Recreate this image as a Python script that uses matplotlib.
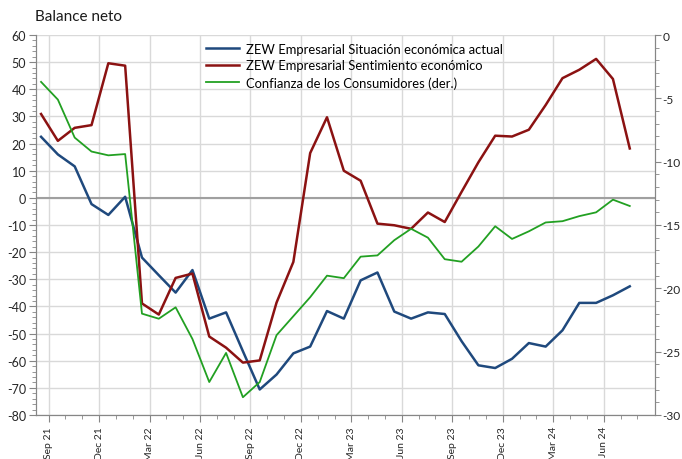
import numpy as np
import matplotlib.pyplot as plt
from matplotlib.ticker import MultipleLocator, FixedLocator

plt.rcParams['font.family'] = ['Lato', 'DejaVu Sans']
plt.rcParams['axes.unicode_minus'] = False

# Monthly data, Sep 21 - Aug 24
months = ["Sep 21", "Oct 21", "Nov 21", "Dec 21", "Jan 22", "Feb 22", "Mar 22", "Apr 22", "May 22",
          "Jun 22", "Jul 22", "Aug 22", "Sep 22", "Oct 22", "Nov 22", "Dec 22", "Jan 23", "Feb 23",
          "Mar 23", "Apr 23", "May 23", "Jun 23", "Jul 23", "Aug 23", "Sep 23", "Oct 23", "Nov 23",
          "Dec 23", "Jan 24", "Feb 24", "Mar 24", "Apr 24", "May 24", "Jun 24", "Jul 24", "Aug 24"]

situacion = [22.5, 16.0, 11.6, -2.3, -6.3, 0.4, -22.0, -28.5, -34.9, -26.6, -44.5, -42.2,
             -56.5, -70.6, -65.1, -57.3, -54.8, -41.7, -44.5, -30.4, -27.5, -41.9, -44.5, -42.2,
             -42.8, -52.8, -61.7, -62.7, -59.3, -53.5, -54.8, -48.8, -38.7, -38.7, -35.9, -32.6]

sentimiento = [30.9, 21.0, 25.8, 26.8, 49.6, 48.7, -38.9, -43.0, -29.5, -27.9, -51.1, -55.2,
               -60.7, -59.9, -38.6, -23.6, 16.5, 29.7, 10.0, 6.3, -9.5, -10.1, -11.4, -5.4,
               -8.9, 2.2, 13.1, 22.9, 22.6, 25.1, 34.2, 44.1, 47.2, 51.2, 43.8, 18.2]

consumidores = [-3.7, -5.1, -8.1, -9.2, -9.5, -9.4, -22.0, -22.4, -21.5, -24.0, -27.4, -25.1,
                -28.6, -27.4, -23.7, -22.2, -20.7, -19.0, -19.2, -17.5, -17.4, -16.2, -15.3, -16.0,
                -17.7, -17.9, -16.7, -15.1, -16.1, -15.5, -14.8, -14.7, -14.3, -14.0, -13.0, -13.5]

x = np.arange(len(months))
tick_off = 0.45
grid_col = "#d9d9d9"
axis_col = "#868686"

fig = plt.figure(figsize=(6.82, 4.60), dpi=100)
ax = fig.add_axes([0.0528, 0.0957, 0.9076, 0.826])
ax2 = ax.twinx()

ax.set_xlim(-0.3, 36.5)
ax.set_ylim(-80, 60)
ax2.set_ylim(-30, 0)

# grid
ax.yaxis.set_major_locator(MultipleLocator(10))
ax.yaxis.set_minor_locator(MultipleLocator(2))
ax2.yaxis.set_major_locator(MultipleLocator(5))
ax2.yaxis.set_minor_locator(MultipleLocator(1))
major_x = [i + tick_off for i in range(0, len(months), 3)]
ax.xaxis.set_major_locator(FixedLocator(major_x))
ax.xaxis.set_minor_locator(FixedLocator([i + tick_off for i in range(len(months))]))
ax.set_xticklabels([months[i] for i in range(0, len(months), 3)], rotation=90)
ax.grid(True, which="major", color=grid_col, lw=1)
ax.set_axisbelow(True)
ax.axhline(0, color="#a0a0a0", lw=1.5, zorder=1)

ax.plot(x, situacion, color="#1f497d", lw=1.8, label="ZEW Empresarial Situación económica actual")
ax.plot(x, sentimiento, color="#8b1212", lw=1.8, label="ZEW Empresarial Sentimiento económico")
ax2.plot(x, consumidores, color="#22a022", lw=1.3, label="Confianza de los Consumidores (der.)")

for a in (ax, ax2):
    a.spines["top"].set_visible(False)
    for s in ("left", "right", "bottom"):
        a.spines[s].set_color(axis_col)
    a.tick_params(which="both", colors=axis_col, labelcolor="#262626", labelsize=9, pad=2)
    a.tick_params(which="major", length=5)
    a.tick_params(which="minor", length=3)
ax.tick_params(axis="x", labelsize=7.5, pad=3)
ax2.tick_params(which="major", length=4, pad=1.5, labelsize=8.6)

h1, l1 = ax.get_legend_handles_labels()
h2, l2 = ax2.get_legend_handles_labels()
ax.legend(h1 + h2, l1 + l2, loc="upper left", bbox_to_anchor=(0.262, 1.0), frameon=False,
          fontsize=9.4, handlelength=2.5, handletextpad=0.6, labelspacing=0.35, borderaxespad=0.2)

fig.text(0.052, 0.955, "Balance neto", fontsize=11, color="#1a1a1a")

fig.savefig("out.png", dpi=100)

Goal — Restate the data above word for word. Do not include the images.

Solution for this task —
Recreate this image as a Python script that uses matplotlib.
import numpy as np
import matplotlib.pyplot as plt
from matplotlib.ticker import MultipleLocator, FixedLocator

plt.rcParams['font.family'] = ['Lato', 'DejaVu Sans']
plt.rcParams['axes.unicode_minus'] = False

# Monthly data, Sep 21 - Aug 24
months = ["Sep 21", "Oct 21", "Nov 21", "Dec 21", "Jan 22", "Feb 22", "Mar 22", "Apr 22", "May 22",
          "Jun 22", "Jul 22", "Aug 22", "Sep 22", "Oct 22", "Nov 22", "Dec 22", "Jan 23", "Feb 23",
          "Mar 23", "Apr 23", "May 23", "Jun 23", "Jul 23", "Aug 23", "Sep 23", "Oct 23", "Nov 23",
          "Dec 23", "Jan 24", "Feb 24", "Mar 24", "Apr 24", "May 24", "Jun 24", "Jul 24", "Aug 24"]

situacion = [22.5, 16.0, 11.6, -2.3, -6.3, 0.4, -22.0, -28.5, -34.9, -26.6, -44.5, -42.2,
             -56.5, -70.6, -65.1, -57.3, -54.8, -41.7, -44.5, -30.4, -27.5, -41.9, -44.5, -42.2,
             -42.8, -52.8, -61.7, -62.7, -59.3, -53.5, -54.8, -48.8, -38.7, -38.7, -35.9, -32.6]

sentimiento = [30.9, 21.0, 25.8, 26.8, 49.6, 48.7, -38.9, -43.0, -29.5, -27.9, -51.1, -55.2,
               -60.7, -59.9, -38.6, -23.6, 16.5, 29.7, 10.0, 6.3, -9.5, -10.1, -11.4, -5.4,
               -8.9, 2.2, 13.1, 22.9, 22.6, 25.1, 34.2, 44.1, 47.2, 51.2, 43.8, 18.2]

consumidores = [-3.7, -5.1, -8.1, -9.2, -9.5, -9.4, -22.0, -22.4, -21.5, -24.0, -27.4, -25.1,
                -28.6, -27.4, -23.7, -22.2, -20.7, -19.0, -19.2, -17.5, -17.4, -16.2, -15.3, -16.0,
                -17.7, -17.9, -16.7, -15.1, -16.1, -15.5, -14.8, -14.7, -14.3, -14.0, -13.0, -13.5]

x = np.arange(len(months))
tick_off = 0.45
grid_col = "#d9d9d9"
axis_col = "#868686"

fig = plt.figure(figsize=(6.82, 4.60), dpi=100)
ax = fig.add_axes([0.0528, 0.0957, 0.9076, 0.826])
ax2 = ax.twinx()

ax.set_xlim(-0.3, 36.5)
ax.set_ylim(-80, 60)
ax2.set_ylim(-30, 0)

# grid
ax.yaxis.set_major_locator(MultipleLocator(10))
ax.yaxis.set_minor_locator(MultipleLocator(2))
ax2.yaxis.set_major_locator(MultipleLocator(5))
ax2.yaxis.set_minor_locator(MultipleLocator(1))
major_x = [i + tick_off for i in range(0, len(months), 3)]
ax.xaxis.set_major_locator(FixedLocator(major_x))
ax.xaxis.set_minor_locator(FixedLocator([i + tick_off for i in range(len(months))]))
ax.set_xticklabels([months[i] for i in range(0, len(months), 3)], rotation=90)
ax.grid(True, which="major", color=grid_col, lw=1)
ax.set_axisbelow(True)
ax.axhline(0, color="#a0a0a0", lw=1.5, zorder=1)

ax.plot(x, situacion, color="#1f497d", lw=1.8, label="ZEW Empresarial Situación económica actual")
ax.plot(x, sentimiento, color="#8b1212", lw=1.8, label="ZEW Empresarial Sentimiento económico")
ax2.plot(x, consumidores, color="#22a022", lw=1.3, label="Confianza de los Consumidores (der.)")

for a in (ax, ax2):
    a.spines["top"].set_visible(False)
    for s in ("left", "right", "bottom"):
        a.spines[s].set_color(axis_col)
    a.tick_params(which="both", colors=axis_col, labelcolor="#262626", labelsize=9, pad=2)
    a.tick_params(which="major", length=5)
    a.tick_params(which="minor", length=3)
ax.tick_params(axis="x", labelsize=7.5, pad=3)
ax2.tick_params(which="major", length=4, pad=1.5, labelsize=8.6)

h1, l1 = ax.get_legend_handles_labels()
h2, l2 = ax2.get_legend_handles_labels()
ax.legend(h1 + h2, l1 + l2, loc="upper left", bbox_to_anchor=(0.262, 1.0), frameon=False,
          fontsize=9.4, handlelength=2.5, handletextpad=0.6, labelspacing=0.35, borderaxespad=0.2)

fig.text(0.052, 0.955, "Balance neto", fontsize=11, color="#1a1a1a")

fig.savefig("out.png", dpi=100)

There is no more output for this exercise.